━━ INFORMATION SUPPLIED ━━

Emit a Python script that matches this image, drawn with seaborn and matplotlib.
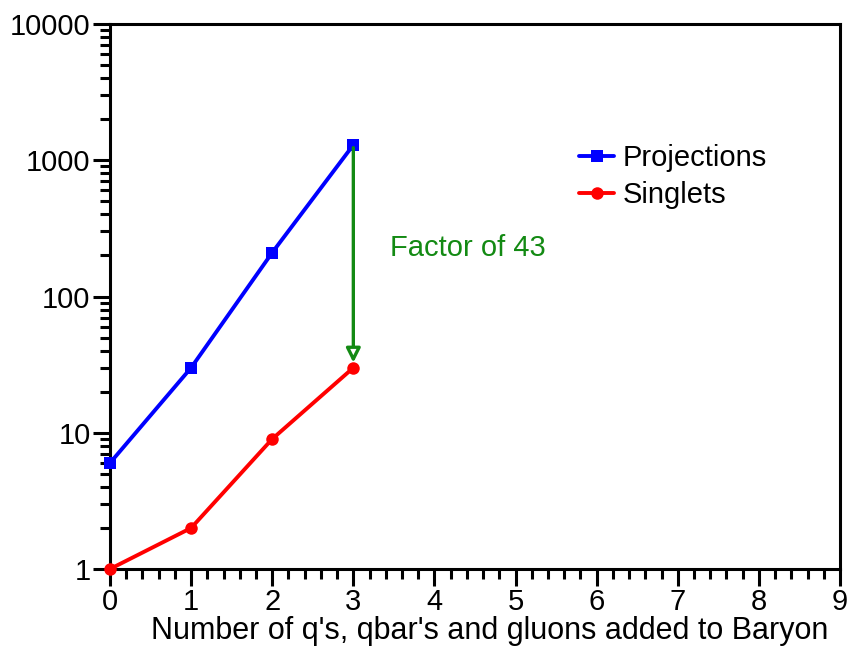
import matplotlib
matplotlib.use("Agg")
import matplotlib.pyplot as plt
import matplotlib.ticker as mticker
import seaborn as sns
import pandas as pd

# Counts versus number of added partons
added = [0, 1, 2, 3]
projections = [6, 30, 210, 1296]
singlets = [1, 2, 9, 30]
series_names = ["Projections", "Singlets"]
y_ticks = [1, 10, 100, 1000, 10000]
x_ticks = list(range(10))
factor_label = "Factor of 43"

sns.set_theme(style="white")
plt.rcParams["font.family"] = ["Liberation Sans", "DejaVu Sans"]
plt.rcParams["text.color"] = "black"
plt.rcParams["axes.labelcolor"] = "black"
plt.rcParams["xtick.color"] = "black"
plt.rcParams["ytick.color"] = "black"

df = pd.DataFrame({
    "x": added * 2,
    "y": projections + singlets,
    "series": [series_names[0]] * len(added) + [series_names[1]] * len(added),
})

fig = plt.figure(figsize=(8.49, 6.48), dpi=100)
ax = fig.add_axes([110 / 849, 1 - 569 / 648, 730 / 849, 545 / 648])

sns.lineplot(data=df, x="x", y="y", hue="series", style="series",
             palette={series_names[0]: "#0000ff", series_names[1]: "#ff0000"},
             markers={series_names[0]: "s", series_names[1]: "o"},
             dashes=False, linewidth=2.8, markersize=9, markeredgewidth=0,
             ax=ax, clip_on=False, zorder=5)

ax.set_yscale("log")
ax.set_xlim(0, 9)
ax.set_ylim(1, 10000)
ax.set_yticks(y_ticks)
ax.set_yticklabels([str(v) for v in y_ticks])
ax.yaxis.set_minor_locator(mticker.LogLocator(base=10, subs=range(2, 10)))
ax.yaxis.set_minor_formatter(mticker.NullFormatter())
ax.set_xticks(x_ticks)
ax.xaxis.set_minor_locator(mticker.MultipleLocator(0.2))

ax.tick_params(axis="both", which="major", direction="out", length=12, width=2.2,
               labelsize=21, color="black", labelcolor="black", pad=2,
               top=False, right=False, left=True, bottom=True)
ax.tick_params(axis="both", which="minor", direction="out", length=7, width=2.2,
               color="black", top=False, right=False, left=True, bottom=True)
for side in ["left", "bottom", "top", "right"]:
    ax.spines[side].set_visible(True)
    ax.spines[side].set_color("black")
    ax.spines[side].set_linewidth(2.2)

ax.set_xlabel("Number of q's, qbar's and gluons added to Baryon", fontsize=22,
              labelpad=0, color="black")
ax.xaxis.set_label_coords(0.5205, -0.086)
ax.set_ylabel("")

# Gap between the two curves at the last point
ax.annotate("", xy=(added[-1], singlets[-1] * 1.04),
            xytext=(added[-1], projections[-1]),
            arrowprops=dict(arrowstyle="-|>,head_length=0.7,head_width=0.35",
                            color="#138a13", lw=2.4, fc="white"),
            zorder=6)
ax.text(3.45, 227, factor_label, color="#138a13", fontsize=21,
        va="center", ha="left")

leg = ax.legend(loc="upper left", bbox_to_anchor=(0.607, 0.828), frameon=False,
                fontsize=21, handlelength=1.2, handletextpad=0.3,
                labelspacing=0.3)
for t in leg.get_texts():
    t.set_color("black")

fig.savefig("out.png", dpi=100)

━━━

SET PROBLEM »
Your task is to reproduce exactly the lines from the start of the data above through the line containing "ax=ax, clip_on=False, zorder=5)", leaving every picture out.

WORKED SOLUTION »
Emit a Python script that matches this image, drawn with seaborn and matplotlib.
import matplotlib
matplotlib.use("Agg")
import matplotlib.pyplot as plt
import matplotlib.ticker as mticker
import seaborn as sns
import pandas as pd

# Counts versus number of added partons
added = [0, 1, 2, 3]
projections = [6, 30, 210, 1296]
singlets = [1, 2, 9, 30]
series_names = ["Projections", "Singlets"]
y_ticks = [1, 10, 100, 1000, 10000]
x_ticks = list(range(10))
factor_label = "Factor of 43"

sns.set_theme(style="white")
plt.rcParams["font.family"] = ["Liberation Sans", "DejaVu Sans"]
plt.rcParams["text.color"] = "black"
plt.rcParams["axes.labelcolor"] = "black"
plt.rcParams["xtick.color"] = "black"
plt.rcParams["ytick.color"] = "black"

df = pd.DataFrame({
    "x": added * 2,
    "y": projections + singlets,
    "series": [series_names[0]] * len(added) + [series_names[1]] * len(added),
})

fig = plt.figure(figsize=(8.49, 6.48), dpi=100)
ax = fig.add_axes([110 / 849, 1 - 569 / 648, 730 / 849, 545 / 648])

sns.lineplot(data=df, x="x", y="y", hue="series", style="series",
             palette={series_names[0]: "#0000ff", series_names[1]: "#ff0000"},
             markers={series_names[0]: "s", series_names[1]: "o"},
             dashes=False, linewidth=2.8, markersize=9, markeredgewidth=0,
             ax=ax, clip_on=False, zorder=5)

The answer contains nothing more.